Have you ever had the 'parenting hangover'?
Researchers highlight the hazards of this situation, especially now that the holiday party season is upon us
A quarter of parents who drink alcohol on special occasions and who have young children to look after don't think ahead to the next day, according to the C.S. Mott Children's Hospital National Poll from the University of Michigan, based on responses from 1,170 parents of children age zero to nine years.
While most parents who expect to drink alcohol on a night out think ahead to plan transport home or someone to watch their children during the event, fewer consider the following day when making plans.
With the holiday party season now upon us, University of Michigan researchers have highlighted the concept of the "parenting hangover" by analysing responses of 1,170 parents of at least one child between the ages of zero and nine.
The researchers report that 8% of parents polled said they had been in a situation where they were too impaired from alcohol to fulfil their parenting responsibilities.
Plus, 29% of parents polled said that they knew of another adult who might have caused an unsafe situation for their child due to drinking alcohol on a special occasion. These parents mostly were concerned that the person was too impaired or hungover to supervise their child (61%) or to handle a possible emergency (48%).

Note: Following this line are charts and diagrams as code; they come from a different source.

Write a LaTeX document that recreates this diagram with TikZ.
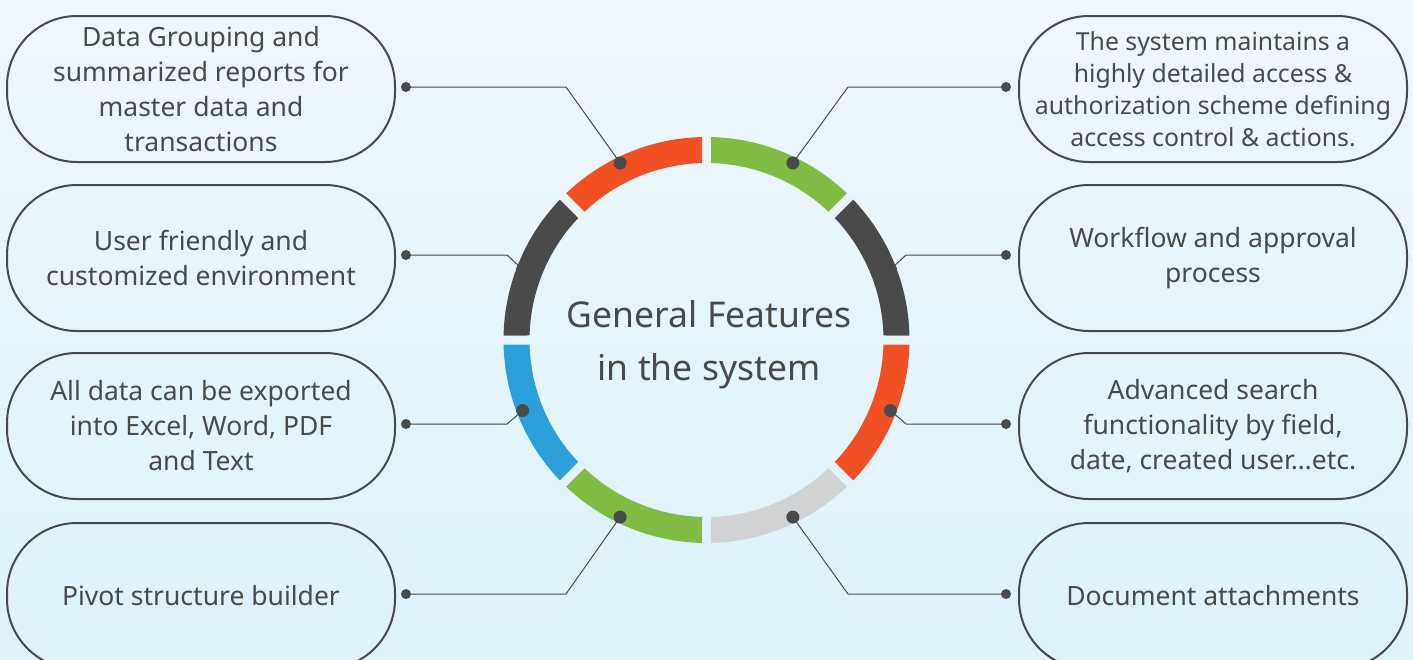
\documentclass[tikz,border=0pt]{standalone}
\usepackage{fontspec}
\setmainfont{Noto Sans}
\definecolor{bgtop}{RGB}{238,247,252}
\definecolor{bgbot}{RGB}{222,242,250}
\definecolor{ink}{RGB}{74,74,74}
\definecolor{segorange}{RGB}{240,80,36}
\definecolor{seggreen}{RGB}{128,188,68}
\definecolor{segdark}{RGB}{74,74,74}
\definecolor{segblue}{RGB}{42,159,216}
\definecolor{seglight}{RGB}{209,210,212}
\tikzset{
  featbox/.style={draw=ink, line width=2pt, rounded corners=70pt, minimum width=388pt,
    minimum height=146pt, align=center, text=ink, font=\fontsize{26.5}{35}\selectfont},
  bdot/.style={circle, fill=ink, inner sep=0pt, minimum size=10pt},
  rdot/.style={circle, fill=ink, inner sep=0pt, minimum size=13pt},
  link/.style={draw=ink, line width=1pt}
}
\begin{document}
\begin{tikzpicture}[x=1pt, y=-1pt]
    \useasboundingbox (0,0) rectangle (1413,659);
    % Background
    \shade[top color=bgtop, bottom color=bgbot] (0,0) rectangle (1413,659);

    % Ring segments
    \begin{scope}[shift={(706.5,340)}, y=1pt]
      \foreach \a/\b/\c in {90/135/segorange, 135/180/segdark, 180/225/segblue,
          225/270/seggreen, 270/315/seglight, 315/360/segorange, 0/45/segdark, 45/90/seggreen}{
        \fill[\c] (\a+1.27:203) arc[start angle=\a+1.27, end angle=\b-1.27, radius=203]
          -- (\b-1.46:177) arc[start angle=\b-1.46, end angle=\a+1.46, radius=177] -- cycle;
      }
      % dots on the ring
      \node[rdot] (r1) at (116:197) {};
      \node[rdot] (r2) at (159:197) {};
      \node[rdot] (r3) at (201:197) {};
      \node[rdot] (r4) at (244:197) {};
      \node[rdot] (s1) at (64:197) {};
      \node[rdot] (s2) at (21:197) {};
      \node[rdot] (s3) at (-21:197) {};
      \node[rdot] (s4) at (-64:197) {};
    \end{scope}
    \node[text=ink, align=center, font=\fontsize{35.5}{53}\selectfont] (title) at (709,345)
      {General Features\\in the system};

    % Left boxes
    \node[featbox] (b1) at (201,89) {Data Grouping and\\summarized reports for\\master data and\\transactions};
    \node[featbox] (b2) at (201,258) {User friendly and\\customized environment};
    \node[featbox] (b3) at (201,426) {All data can be exported\\into Excel, Word, PDF\\and Text};
    \node[featbox] (b4) at (201,596) {Pivot structure builder};
    % Right boxes
    \node[featbox, font=\fontsize{24.8}{32}\selectfont] (c1) at (1213,89)
      {The system maintains a\\highly detailed access \&\\authorization scheme defining\\access control \& actions.};
    \node[featbox] (c2) at (1213,258) {Workflow and approval\\process};
    \node[featbox] (c3) at (1213,426) {Advanced search\\functionality by field,\\date, created user…etc.};
    \node[featbox] (c4) at (1213,596) {Document attachments};

    % Box dots
    \node[bdot] (l1) at (406,87) {};
    \node[bdot] (l2) at (406,255) {};
    \node[bdot] (l3) at (406,424) {};
    \node[bdot] (l4) at (406,594) {};
    \node[bdot] (m1) at (1006,87) {};
    \node[bdot] (m2) at (1006,255) {};
    \node[bdot] (m3) at (1006,424) {};
    \node[bdot] (m4) at (1006,594) {};

    % Connectors
    \draw[link] (l1.center) -- (566,87) -- (r1.center);
    \draw[link] (l2.center) -- (507,255) -- (r2.center);
    \draw[link] (l3.center) -- (507,424) -- (r3.center);
    \draw[link] (l4.center) -- (566,594) -- (r4.center);
    \draw[link] (m1.center) -- (848,87) -- (s1.center);
    \draw[link] (m2.center) -- (906,255) -- (s2.center);
    \draw[link] (m3.center) -- (906,424) -- (s3.center);
    \draw[link] (m4.center) -- (848,594) -- (s4.center);
\end{tikzpicture}
\end{document}
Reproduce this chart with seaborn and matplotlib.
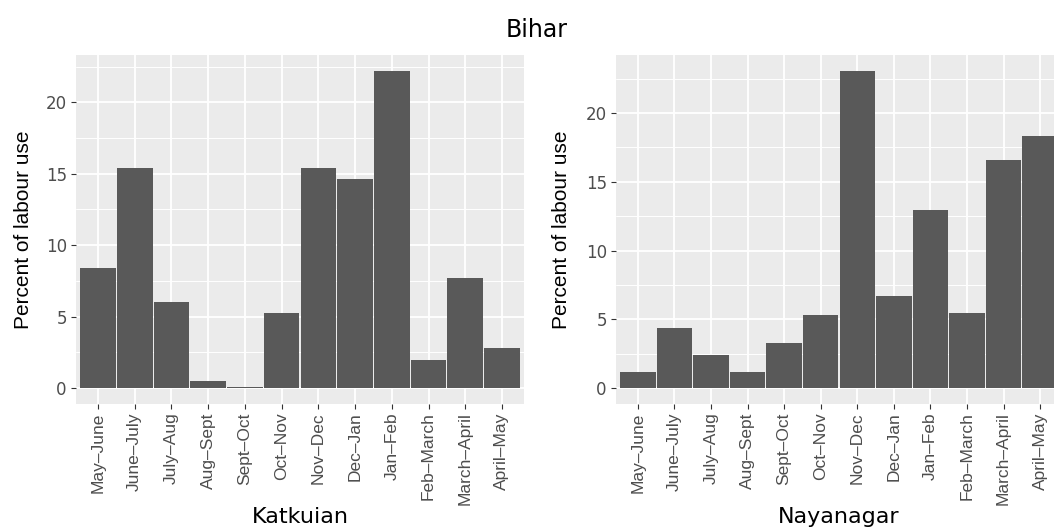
import matplotlib
matplotlib.use("Agg")
import matplotlib.pyplot as plt
from matplotlib.ticker import MultipleLocator
import pandas as pd
import seaborn as sns

# Two-month windows of the farming year
months = ["May–June", "June–July", "July–Aug", "Aug–Sept", "Sept–Oct", "Oct–Nov",
          "Nov–Dec", "Dec–Jan", "Jan–Feb", "Feb–March", "March–April", "April–May"]

# Share of annual labour use (%) in each window, per village
katkuian = [8.42, 15.37, 6.0, 0.53, 0.07, 5.23, 15.37, 14.6, 22.2, 2.0, 7.74, 2.81]
nayanagar = [1.16, 4.34, 2.41, 1.16, 3.25, 5.33, 23.06, 6.7, 12.94, 5.47, 16.58, 18.34]

villages = ["Katkuian", "Nayanagar"]
state = "Bihar"
y_title = "Percent of labour use"

BAR = "#595959"
PANEL = "#EBEBEB"
TICK_TXT = "#4D4D4D"
TICK_LINE = "#333333"
ROT_FONT = ["Liberation Sans", "DejaVu Sans"]

sns.set_theme(style="darkgrid")
plt.rcParams["font.family"] = ["DejaVu Sans"]

W, H = 1054, 529
fig = plt.figure(figsize=(W / 100, H / 100), dpi=100)
fig.patch.set_facecolor("white")

# panel boxes in pixels: left, right, top, bottom
boxes = [(76, 524, 55, 404), (616, 1062, 55, 404)]
ylabel_x = [-0.118, -0.123]

for (x0, x1, y0, y1), name, vals, ylx in zip(boxes, villages, [katkuian, nayanagar], ylabel_x):
    ax = fig.add_axes([x0 / W, (H - y1) / H, (x1 - x0) / W, (y1 - y0) / H])
    df = pd.DataFrame({"window": months, "share": vals})
    sns.barplot(data=df, x="window", y="share", ax=ax, color=BAR,
                saturation=1, width=0.97, linewidth=0)

    ax.set_facecolor(PANEL)
    for s in ax.spines.values():
        s.set_visible(False)

    top = max(vals)
    ax.set_ylim(-0.05 * top, 1.05 * top)
    ax.set_xlim(-0.6, len(months) - 0.4)

    ax.yaxis.set_major_locator(MultipleLocator(5))
    ax.yaxis.set_minor_locator(MultipleLocator(2.5))
    ax.set_axisbelow(True)
    ax.grid(True, which="major", axis="both", color="white", linewidth=1.3)
    ax.grid(True, which="minor", axis="y", color="white", linewidth=0.7)

    ax.tick_params(which="major", direction="out", length=3.6, width=0.8,
                   color=TICK_LINE, labelcolor=TICK_TXT)
    ax.tick_params(axis="y", which="major", pad=3, labelsize=12, left=True)
    ax.tick_params(axis="x", which="major", pad=2.5, bottom=True)
    ax.tick_params(which="minor", length=0)

    ax.set_xticks(range(len(months)))
    ax.set_xticklabels(months, rotation=90, ha="center", va="top",
                       fontsize=12.5, family=ROT_FONT, color=TICK_TXT)

    ax.set_ylabel(y_title, fontsize=15, family=ROT_FONT, color="black")
    ax.yaxis.set_label_coords(ylx, 0.5)
    ax.yaxis.label.set_verticalalignment("center")

    ax.set_xlabel(name, fontsize=16, color="black")
    ax.xaxis.set_label_coords(0.5, -0.342)
    ax.xaxis.label.set_verticalalignment("baseline")

fig.text(537 / W, 1 - 36.7 / H, state, ha="center", va="baseline",
         fontsize=17, color="black")

fig.savefig("out.png", dpi=100)
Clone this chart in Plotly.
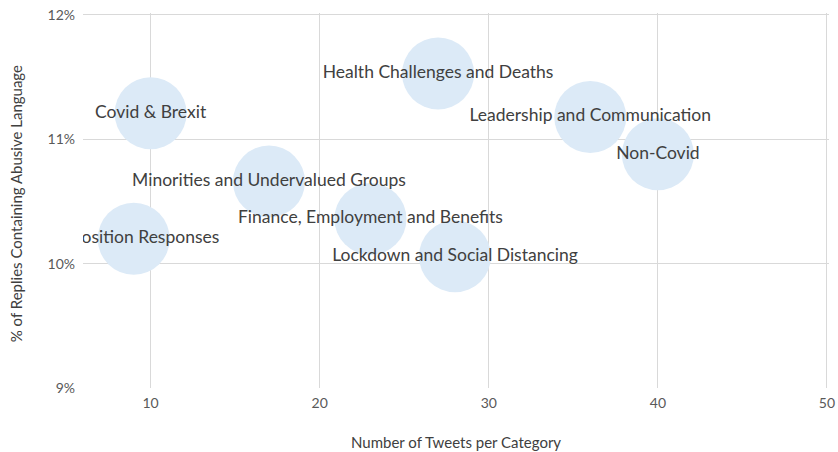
import plotly.graph_objects as go

categories = ["Covid & Brexit", "Health Challenges and Deaths", "Leadership and Communication",
              "Non-Covid", "Minorities and Undervalued Groups", "Finance, Employment and Benefits",
              "Lockdown and Social Distancing", "Opposition Responses"]
tweets = [10, 27, 36, 40, 17, 23, 28, 9]
abusive_pct = [11.21, 11.53, 11.18, 10.88, 10.66, 10.36, 10.06, 10.2]

x_ticks = [10, 20, 30, 40, 50]
y_ticks = [9, 10, 11, 12]
y_tick_labels = ["9%", "10%", "11%", "12%"]

fig = go.Figure()
fig.add_trace(go.Scatter(
    x=tweets, y=abusive_pct, text=categories,
    mode="markers+text", textposition="middle center",
    marker=dict(size=72, color="rgb(220,234,247)", line=dict(width=0), opacity=1),
    textfont=dict(family="Lato", size=17.5, color="#404040"),
    cliponaxis=True, hoverinfo="skip", showlegend=False,
))

axis_font = dict(family="Lato", size=14, color="#595959")
title_font = dict(family="Lato", size=15, color="#404040")

fig.update_layout(
    width=838, height=452,
    margin=dict(l=83, r=9, t=13, b=64),
    paper_bgcolor="white", plot_bgcolor="white",
    xaxis=dict(range=[6, 50.12], tickvals=x_ticks, showgrid=True, gridcolor="#d9d9d9", gridwidth=1,
               zeroline=False, showline=False, tickfont=axis_font, ticks="", automargin=False,
               ticklabelstandoff=5),
    yaxis=dict(range=[9, 12.016], tickvals=y_ticks, ticktext=y_tick_labels, showgrid=True, gridcolor="#d9d9d9",
               gridwidth=1, zeroline=False, showline=False, tickfont=axis_font, ticks="", automargin=False,
               ticklabelstandoff=7),
    annotations=[
        dict(text="Number of Tweets per Category", xref="paper", yref="paper", x=0.5, y=0,
             yshift=-54, xanchor="center", yanchor="middle", showarrow=False, font=title_font),
        dict(text="% of Replies Containing Abusive Language", xref="paper", yref="paper", x=0, y=0.49,
             xshift=-67, xanchor="center", yanchor="middle", textangle=-90, showarrow=False, font=title_font),
    ],
)
fig.write_html("out.html", config={"displayModeBar": False},
               post_script="document.body.style.margin='0';document.body.style.overflow='hidden';")
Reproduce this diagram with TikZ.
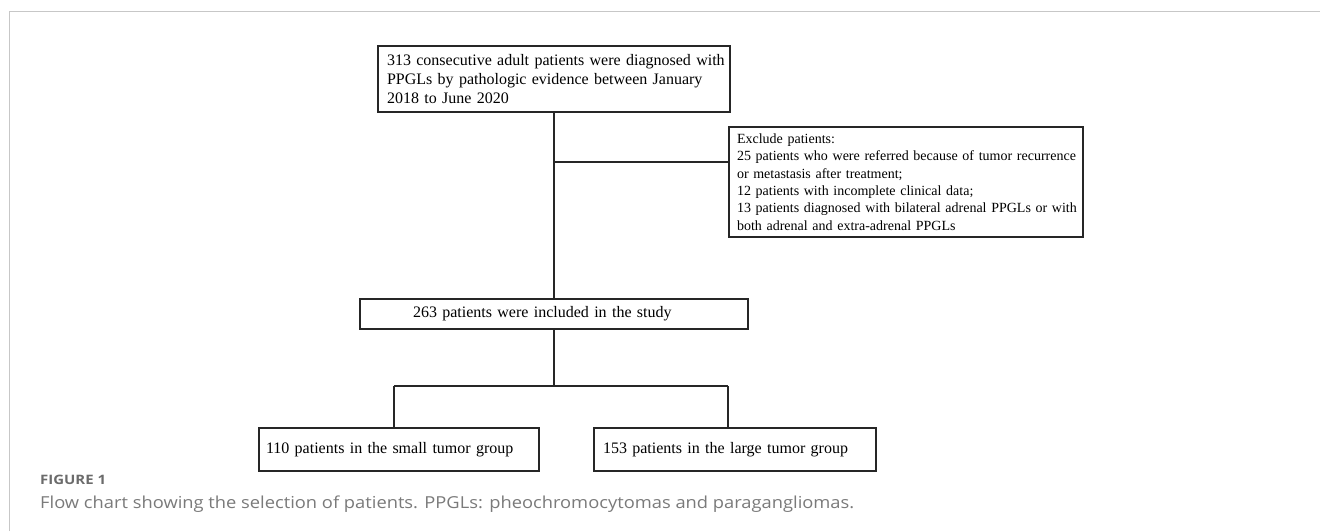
\documentclass[tikz,border=0pt]{standalone}
\usepackage{fontspec}
\usepackage{graphicx}
\setmainfont{Liberation Serif}
\newfontfamily\capfont{Open Sans}
\begin{document}
\begin{tikzpicture}[x=1pt,y=-1pt,
  box/.style={draw=black!85, line width=1.3pt, rectangle, inner ysep=0pt, align=left},
  link/.style={draw=black!85, line width=1.3pt},
  bigtxt/.style={font=\fontsize{16}{19}\selectfont},
  smalltxt/.style={font=\fontsize{14}{17.3}\selectfont},
  frame/.style={draw=black!22, line width=1pt}
]
\useasboundingbox (0,0) rectangle (1320,531);
\fill[white] (0,0) rectangle (1320,531);
\draw[frame] (9,531) -- (9,11) -- (1320,11);

\node[box, bigtxt, minimum width=352pt, minimum height=66pt, inner xsep=9pt, text width=334pt] (top) at (554,79)
  {\mbox{313 consecutive adult patients were diagnosed with}\\\mbox{PPGLs by pathologic evidence between January}\\\mbox{2018 to June 2020}};

\node[box, smalltxt, minimum width=354pt, minimum height=110pt, inner xsep=8pt, text width=338pt] (excl) at (906,182)
  {\mbox{Exclude patients:}\\\mbox{25 patients who were referred because of tumor recurrence}\\\mbox{or metastasis after treatment;}\\\mbox{12 patients with incomplete clinical data;}\\\mbox{13 patients diagnosed with bilateral adrenal PPGLs or with}\\\mbox{both adrenal and extra-adrenal PPGLs}};

\node[box, bigtxt, minimum width=388pt, minimum height=30pt, inner xsep=53pt, text width=282pt] (inc) at (554,314)
  {\mbox{263 patients were included in the study}};

\node[box, bigtxt, minimum width=280pt, minimum height=43pt, inner xsep=7pt, text width=266pt] (small) at (399,449.5)
  {\mbox{110 patients in the small tumor group}};
\node[box, bigtxt, minimum width=282pt, minimum height=43pt, inner xsep=9pt, text width=264pt] (large) at (735,449.5)
  {\mbox{153 patients in the large tumor group}};

\coordinate (j1) at (554,162);
\coordinate (bm) at (554,386);
\coordinate (bl) at (394,386);
\coordinate (br) at (728,386);

\draw[link] (top.south) -- (inc.north);
\draw[link] (j1) -- (j1 -| excl.west);
\draw[link] (inc.south) -- (bm);
\draw[link] (bl) -- (br);
\draw[link] (bl) -- (bl |- small.north);
\draw[link] (br) -- (br |- large.north);

\node[anchor=base west, inner sep=0pt, text=black!58, font=\capfont\bfseries\fontsize{13}{15}\selectfont] (figlab) at (40,484)
  {\scalebox{1.15}[1]{FIGURE 1}};
\node[anchor=base west, inner sep=0pt, text=black!52, font=\capfont\fontsize{16.5}{19}\selectfont] (caption) at (40,508)
  {\scalebox{1.11}[1]{Flow chart showing the selection of patients. PPGLs: pheochromocytomas and paragangliomas.}};
\end{tikzpicture}
\end{document}
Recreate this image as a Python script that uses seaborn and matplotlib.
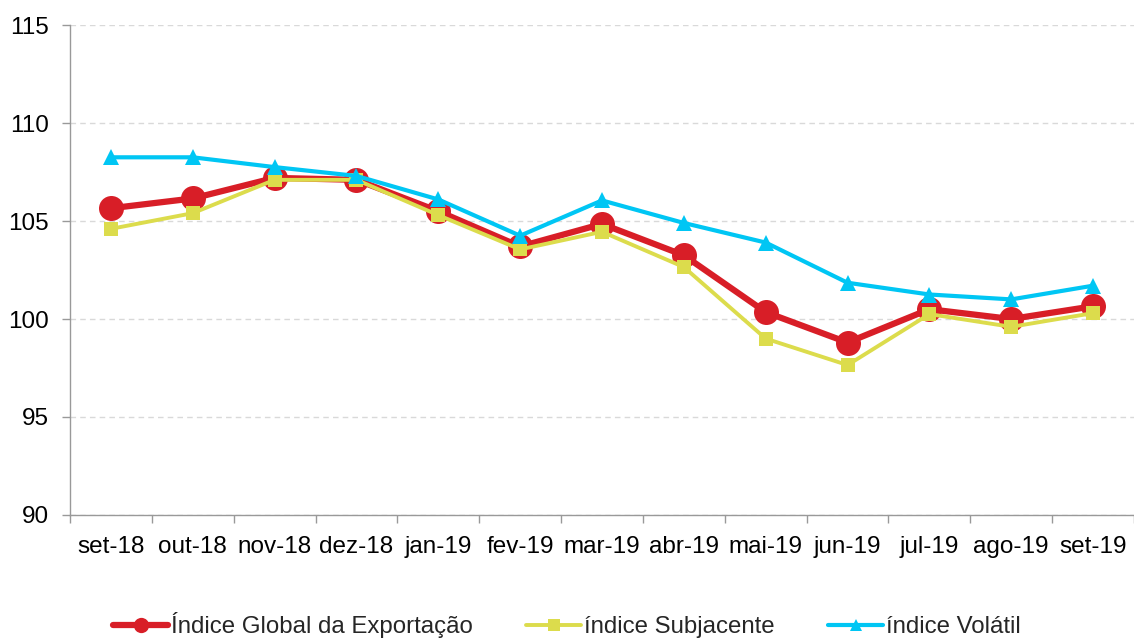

29% of parents polled said that they knew of another adult who might have caused an unsafe situation for their child due to drinking alcohol on a special occasion
Less commonly, they were concerned that the adult drove with a child while impaired (37%), got violent or out of control in front of the child (28%), or injured the child (7%).
Among parents who reported drinking alcoholic beverages during special events, 73% said they were very likely to make advance plans for someone to watch their child during a special event, and 68% said they were very likely to plan transportation home.
Some 64% said they were very likely to make plans for someone to take care of their child the day after the event.
According to the study, parents who drink rarely were found to be less likely to plan ahead for the night of and day after a special event.
"The amount of alcohol consumed can affect parenting the next day," explains the poll's co-director, Sarah Clark. "A parent passed out on the couch will not be effective in recognising and reacting to the everyday safety risks that occur with children."